Hacker News new | ask | show | jobs
by anonymousDan 4129 days ago
But why take the square and not just the absolute value of the differences? Is the idea to emphasize outliers and hence give higher variance to skewed datasets?
3 comments

The real idea is that you have an implicit model, specifically a normal distribution. The variance is one of the parameters of the normal distribution (the other being the mean).

A normal distribution is a good implicit model to choose - the central limit theorem and similar laws suggest that lots of other distributions will asymptotically approach it. But it's not always the right choice - e.g., it's a disaster when you have power law tails, or low frequency high amplitude noise.

could you give some examples or detail about power law tails?
So the CLT says the sum of random variables with rapidly decaying tails will approach a normal distribution. There are similar results showing that the sum of slowly decaying random variables approaches a stable distribution:

https://en.wikipedia.org/wiki/Stable_distribution

This makes the stable distribution the right answer under some circumstances.

For different test statistics (e.g. max drawdown), you've got similar fat tailed distributions, e.g. GEV:

https://en.wikipedia.org/wiki/Generalized_extreme_value_dist...

As an example of how you might use slowly decaying distributions, consider this example of Cauchy PCA:

http://arxiv.org/pdf/1412.6506v1.pdf

I'm working on an blog post explaining the use of fat tailed distributions for linear regression in a Bayesian context.

Right, I stopped short because I reached the point at which I'd have to Google to double check anything.

Yeah, you've invented the 'mean absolute deviation' (or 'average absolute deviation'), which might be better than variance or standard deviation (the square root of variance) in some circumstances. It's been debated for 100 years: http://www.leeds.ac.uk/educol/documents/00003759.htm

Part of the reason for using variance might be like you said, to give more weight to outliers.

Part of the reason variance and standard deviation might be more popular is because usually the spread of a set of data has a normal distribution. And there are all these formulas and calculations that were invented before computers that are easier to do with variance and standard deviation apparently. Manipulating equations with absolute values is trickier.
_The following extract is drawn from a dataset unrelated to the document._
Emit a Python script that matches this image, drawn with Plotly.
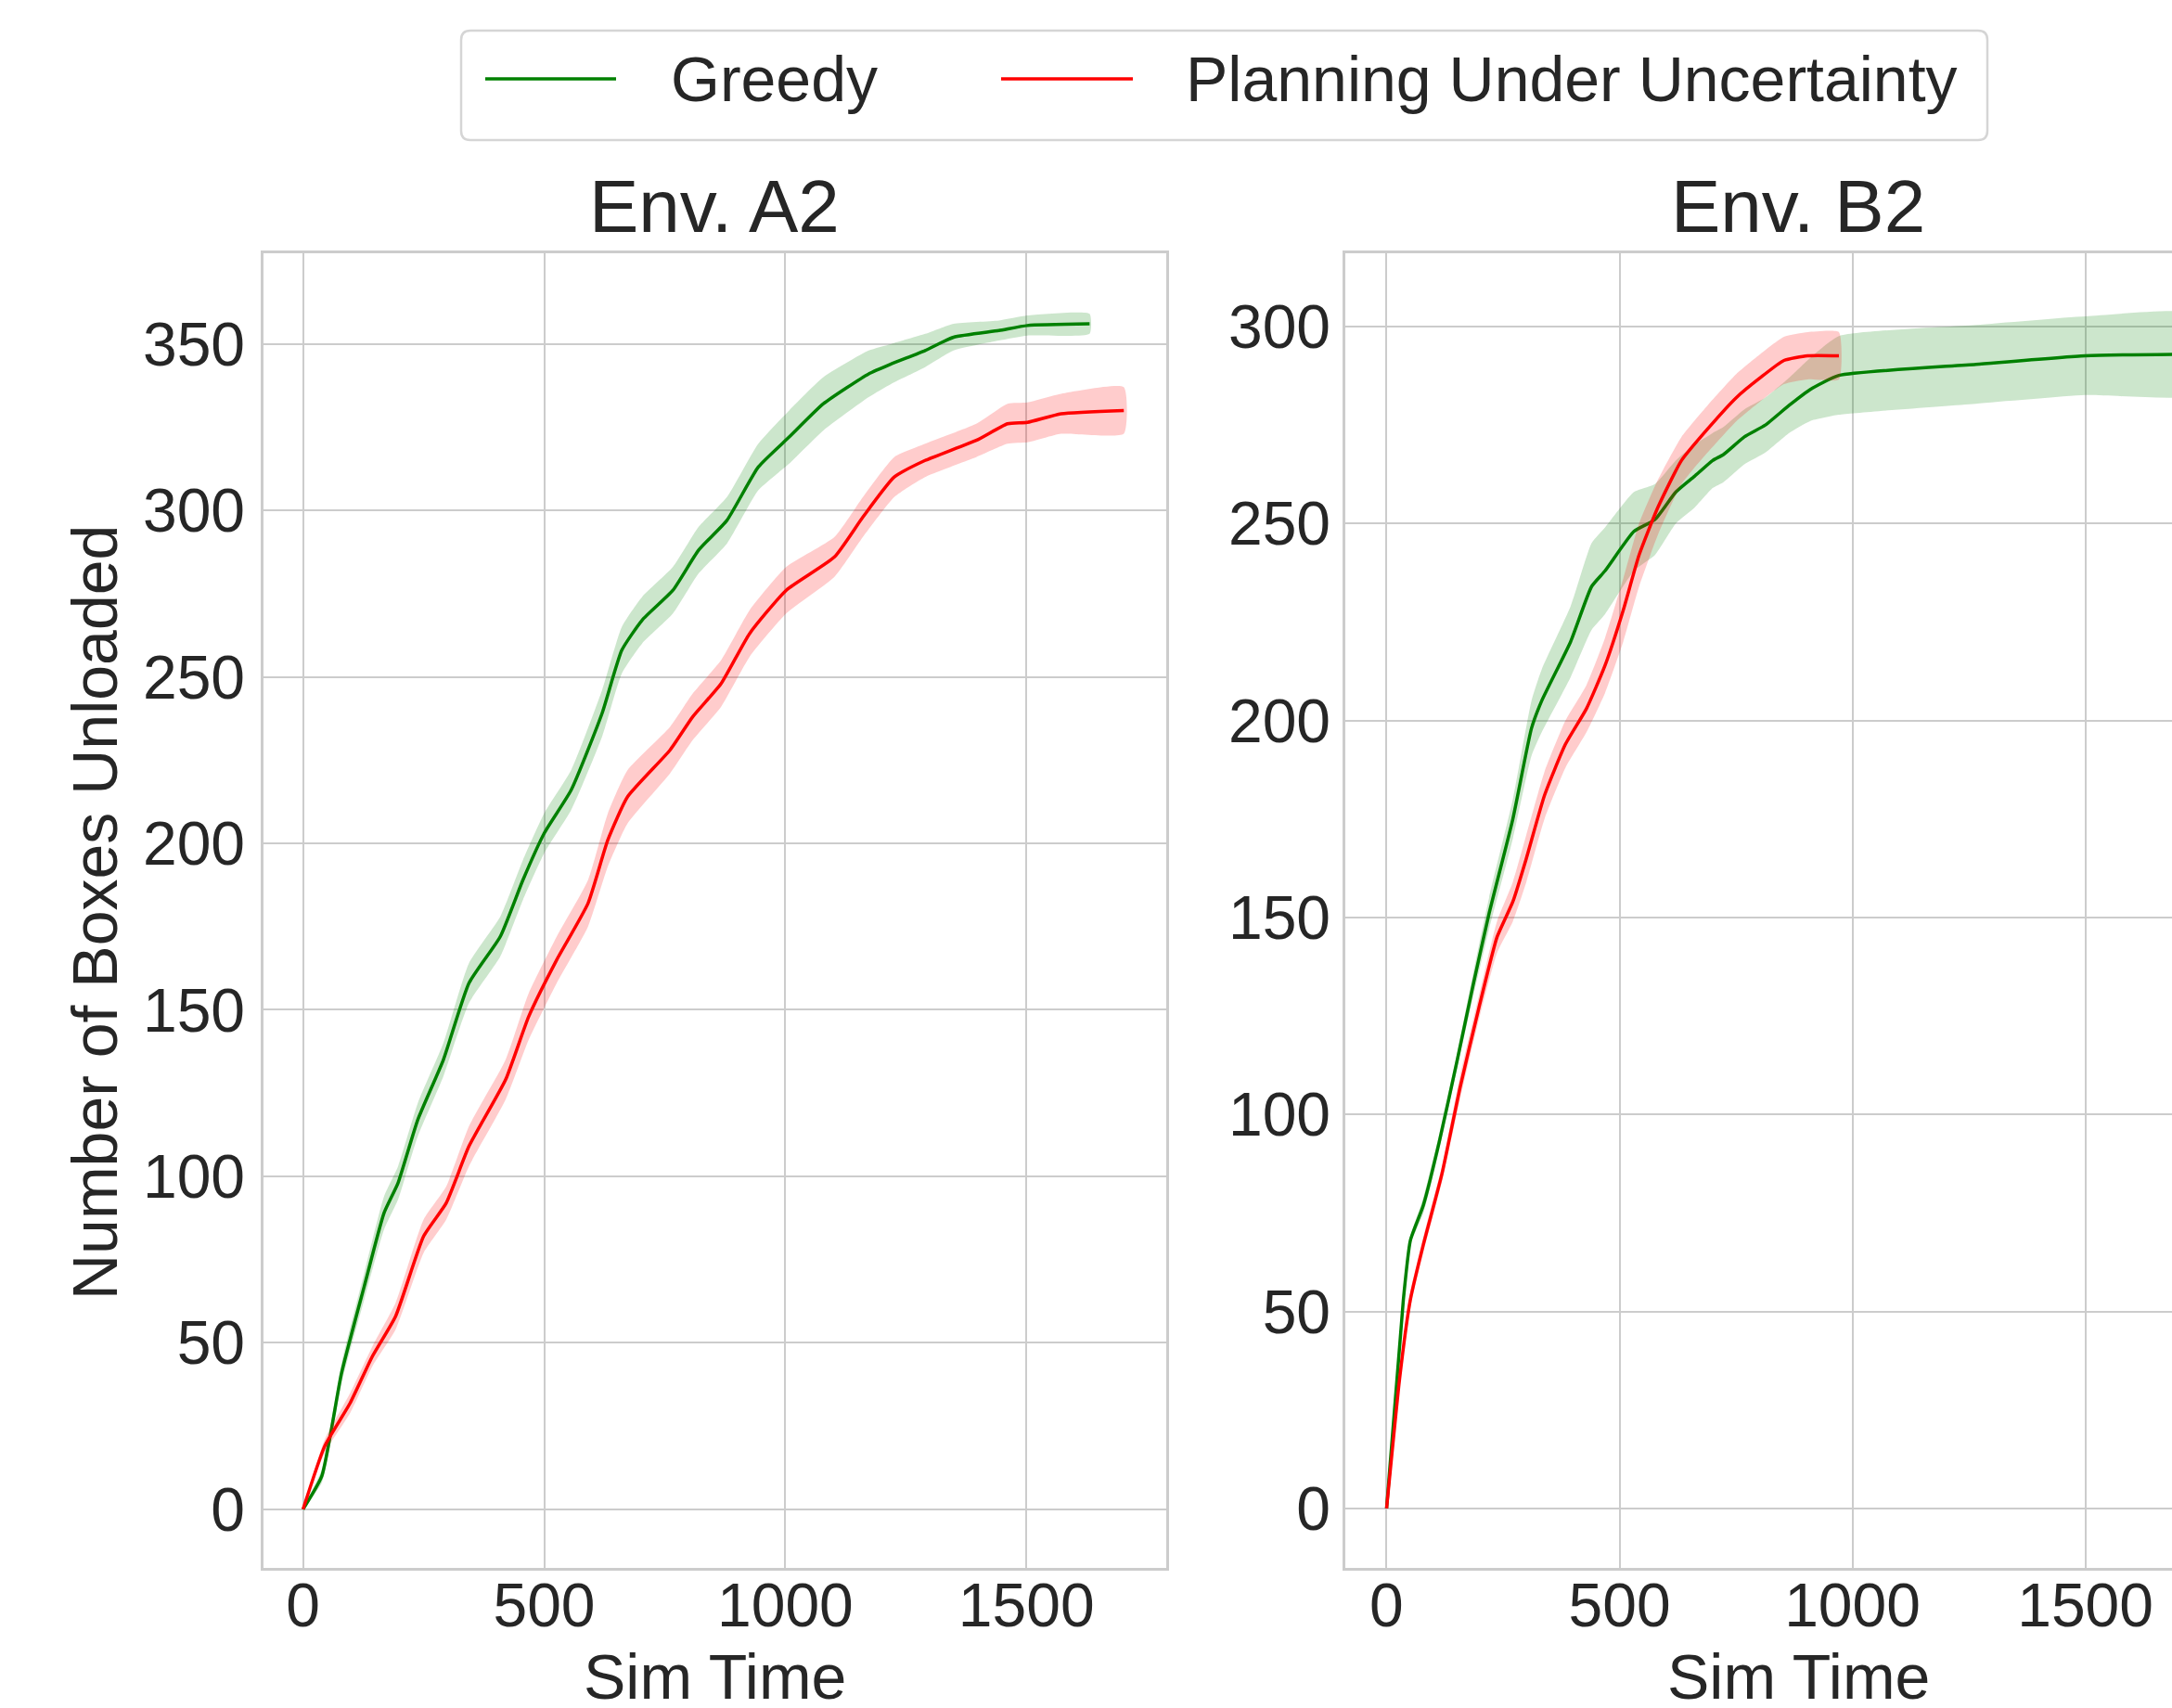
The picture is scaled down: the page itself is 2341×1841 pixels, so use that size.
import plotly.graph_objects as go

# ---------------- data ----------------
a2_greedy_x = [0, 39, 80, 127, 168, 197, 238, 291, 344, 409, 456, 500, 556, 620, 661, 703, 767, 820, 879, 944, 1008, 1079, 1173, 1220, 1290, 1349, 1443, 1502, 1631]
a2_greedy_y = [0, 10, 41, 67, 89, 98, 117, 135, 158, 172, 189, 203, 216, 239, 258, 267, 276, 288, 297, 313, 322, 332, 341, 344, 348, 352, 354, 355.5, 356]
a2_greedy_hw = [0, 2, 3, 4, 5, 5, 5, 5, 6, 6, 6, 6, 6, 7, 7, 7, 7, 7, 7, 7, 8, 8, 7, 6, 5, 4, 3, 3, 3]

a2_puu_x = [0, 45, 98, 144, 192, 250, 297, 344, 420, 468, 526, 591, 632, 673, 761, 808, 867, 926, 1002, 1102, 1161, 1226, 1290, 1396, 1461, 1502, 1572, 1702]
a2_puu_y = [0, 19, 32, 46, 58, 82, 92, 109, 129, 148, 165, 182, 201, 214, 228, 238, 248, 263, 276, 286, 298, 310, 315, 321, 326, 326.4, 329, 330]
a2_puu_hw = [0, 2, 3, 3, 4, 5, 5, 6, 6, 7, 7, 7, 8, 8, 7, 7, 7, 7, 7, 6, 6, 6, 5, 5, 6, 6, 6, 7]

b2_greedy_x = [0, 36, 51, 79, 113, 152, 186, 220, 271, 311, 333, 395, 440, 469, 531, 576, 621, 661, 700, 723, 768, 813, 864, 909, 971, 1265, 1500, 1750]
b2_greedy_y = [0, 53, 68, 77, 93, 114, 133, 151, 175, 198, 205, 220, 234, 238, 248, 251, 258, 262, 266, 267.5, 272, 275, 280, 284, 287.6, 290.4, 292.6, 293]
b2_greedy_hw = [0, 1, 1, 2, 2, 2, 3, 4, 5, 7, 8, 9, 11, 11, 10, 9, 8, 8, 7, 7, 7, 7, 7, 8, 10, 10, 10, 10]

b2_puu_x = [0, 28, 51, 79, 119, 158, 198, 237, 271, 300, 339, 384, 429, 469, 508, 542, 582, 633, 689, 751, 802, 853, 904, 971]
b2_puu_y = [0, 33, 53, 67, 85, 107, 127, 145, 154, 165, 181, 194, 203, 214, 228, 242, 254, 266, 274, 282, 287, 291.4, 292.6, 292.6]
b2_puu_hw = [0, 1, 2, 2, 2, 3, 3, 4, 5, 6, 6, 6, 6, 7, 8, 8, 7, 6, 6, 6, 6, 6, 6, 6]

series_names = ["Greedy", "Planning Under Uncertainty"]
panel_titles = ["Env. A2", "Env. B2"]
x_label = "Sim Time"
y_label = "Number of Boxes Unloaded"
x_ticks = [0, 500, 1000, 1500]
a2_y_ticks = [0, 50, 100, 150, 200, 250, 300, 350]
b2_y_ticks = [0, 50, 100, 150, 200, 250, 300]

# ---------------- styling ----------------
W, H = 2341, 1841
GREEN = "#008000"
RED = "#ff0000"
GREEN_FILL = "rgba(0,128,0,0.2)"
RED_FILL = "rgba(255,0,0,0.2)"
GRID = "#cccccc"
TEXT = "#262626"
FONT = "Liberation Sans, Arial, sans-serif"

fig = go.Figure()


def add_series(x, y, hw, color, fill, xa, ya):
    upper = [m + h for m, h in zip(y, hw)]
    lower = [m - h for m, h in zip(y, hw)]
    fig.add_trace(go.Scatter(x=x, y=y, mode="lines",
                             line=dict(color=color, width=3.5, shape="spline", smoothing=0.5),
                             xaxis=xa, yaxis=ya, showlegend=False, hoverinfo="skip"))
    fig.add_trace(go.Scatter(x=list(x) + list(x)[::-1], y=upper + lower[::-1],
                             mode="lines", fill="toself", fillcolor=fill,
                             line=dict(width=0, color=fill, shape="spline", smoothing=0.5),
                             xaxis=xa, yaxis=ya, showlegend=False, hoverinfo="skip"))


add_series(a2_greedy_x, a2_greedy_y, a2_greedy_hw, GREEN, GREEN_FILL, "x", "y")
add_series(a2_puu_x, a2_puu_y, a2_puu_hw, RED, RED_FILL, "x", "y")
add_series(b2_greedy_x, b2_greedy_y, b2_greedy_hw, GREEN, GREEN_FILL, "x2", "y2")
add_series(b2_puu_x, b2_puu_y, b2_puu_hw, RED, RED_FILL, "x2", "y2")

# panel geometry in pixels
L1, R1 = 284, 1257
L2, R2 = 1450, W
TOP, BOT = 273, 1690
ydom = [1 - BOT / H, 1 - TOP / H]

axis_common = dict(showgrid=True, gridcolor=GRID, gridwidth=2, zeroline=False,
                   showline=True, linecolor=GRID, linewidth=2.5, ticks="",
                   tickfont=dict(size=66, color=TEXT, family=FONT))

fig.update_layout(
    width=W, height=H,
    margin=dict(l=0, r=0, t=0, b=0),
    paper_bgcolor="white", plot_bgcolor="white",
    font=dict(family=FONT, color=TEXT),
    xaxis=dict(domain=[L1 / W, R1 / W], range=[-82, 1790], tickvals=x_ticks,
               anchor="y", mirror=True, ticklabelstandoff=-19, **axis_common),
    yaxis=dict(domain=ydom, range=[-17.6, 377.2], tickvals=a2_y_ticks,
               anchor="x", mirror=True, ticklabelstandoff=4, **axis_common),
    xaxis2=dict(domain=[L2 / W, 1.0], range=[-88.6, 1686], tickvals=x_ticks,
                anchor="y2", mirror=True, ticklabelstandoff=-19, **axis_common),
    yaxis2=dict(domain=ydom, range=[-15.1, 318.6], tickvals=b2_y_ticks,
                anchor="x2", mirror=False, ticklabelstandoff=0, **axis_common),
)

# titles and axis labels
ann = []
centers = [770, 1938]
for cx, t in zip(centers, panel_titles):
    ann.append(dict(text=t, x=cx / W, y=1 - 223 / H, xref="paper", yref="paper",
                    xanchor="center", yanchor="middle", showarrow=False,
                    font=dict(size=80, color=TEXT, family=FONT)))
    ann.append(dict(text=x_label, x=cx / W, y=1 - 1807 / H, xref="paper", yref="paper",
                    xanchor="center", yanchor="middle", showarrow=False,
                    font=dict(size=68, color=TEXT, family=FONT)))
ann.append(dict(text=y_label, x=102 / W, y=1 - 984 / H, xref="paper", yref="paper",
                xanchor="center", yanchor="middle", textangle=-90, showarrow=False,
                font=dict(size=68, color=TEXT, family=FONT)))

# legend (manual, drawn in paper coordinates)
lx0, lx1, ly0, ly1, r = 497, 2142, 33, 151, 10


def px(xp):
    return xp / W


def py(yp):
    return 1 - yp / H


path = (f"M {px(lx0 + r)},{py(ly0)} L {px(lx1 - r)},{py(ly0)} "
        f"Q {px(lx1)},{py(ly0)} {px(lx1)},{py(ly0 + r)} "
        f"L {px(lx1)},{py(ly1 - r)} Q {px(lx1)},{py(ly1)} {px(lx1 - r)},{py(ly1)} "
        f"L {px(lx0 + r)},{py(ly1)} Q {px(lx0)},{py(ly1)} {px(lx0)},{py(ly1 - r)} "
        f"L {px(lx0)},{py(ly0 + r)} Q {px(lx0)},{py(ly0)} {px(lx0 + r)},{py(ly0)} Z")
shapes = [dict(type="path", path=path, xref="paper", yref="paper",
               line=dict(color="#d5d5d5", width=2.5), fillcolor="rgba(255,255,255,0.8)")]
leg_items = [(523, 664, 721, GREEN), (1079, 1221, 1276, RED)]
for (sx0, sx1, tx, col), name in zip(leg_items, series_names):
    shapes.append(dict(type="line", xref="paper", yref="paper", x0=px(sx0), x1=px(sx1),
                       y0=py(85), y1=py(85), line=dict(color=col, width=3.5)))
    ann.append(dict(text=name, x=px(tx), y=py(85), xref="paper", yref="paper",
                    xanchor="left", yanchor="middle", showarrow=False,
                    font=dict(size=68, color=TEXT, family=FONT)))

fig.update_layout(annotations=ann, shapes=shapes)
fig.write_html("out.html", config={"displayModeBar": False},
               post_script="document.body.style.margin='0';document.body.style.overflow='hidden';")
There are also some mental shortcuts you can take if you know the standard deviation of a set of data. If a car is rated 8 on average, then about 95% of all of the ratings are within 2 standard deviations of the mean. Thus, if you want to buy a car rated 8 on average and want to be 95% sure that the particular car you buy is at least a 7, check that the standard deviation of the ratings is less than 0.5. Probably not a great example. Imagine instead you are buying oranges that are 8 out of 10 quality-wise on average, and you want to be confident that 95% of the oranges are at least a 7, so that you don't have to throw out too many. See https://en.wikipedia.org/wiki/68%E2%80%9395%E2%80%9399.7_rul...

I don't know, here are some other suggested reasons for using variance & standard deviation instead of absolute mean differences: https://stats.stackexchange.com/questions/118/why-square-the... https://www.quora.com/Why-do-we-square-instead-of-using-the-...

Variance is also tied into the central limit theorem:

http://blog.gembaacademy.com/2007/07/16/explaining-the-centr...

One interesting benefit of the square difference is that it's differentiable, while the absolute difference isn't, which can come in handy for some optimization problems.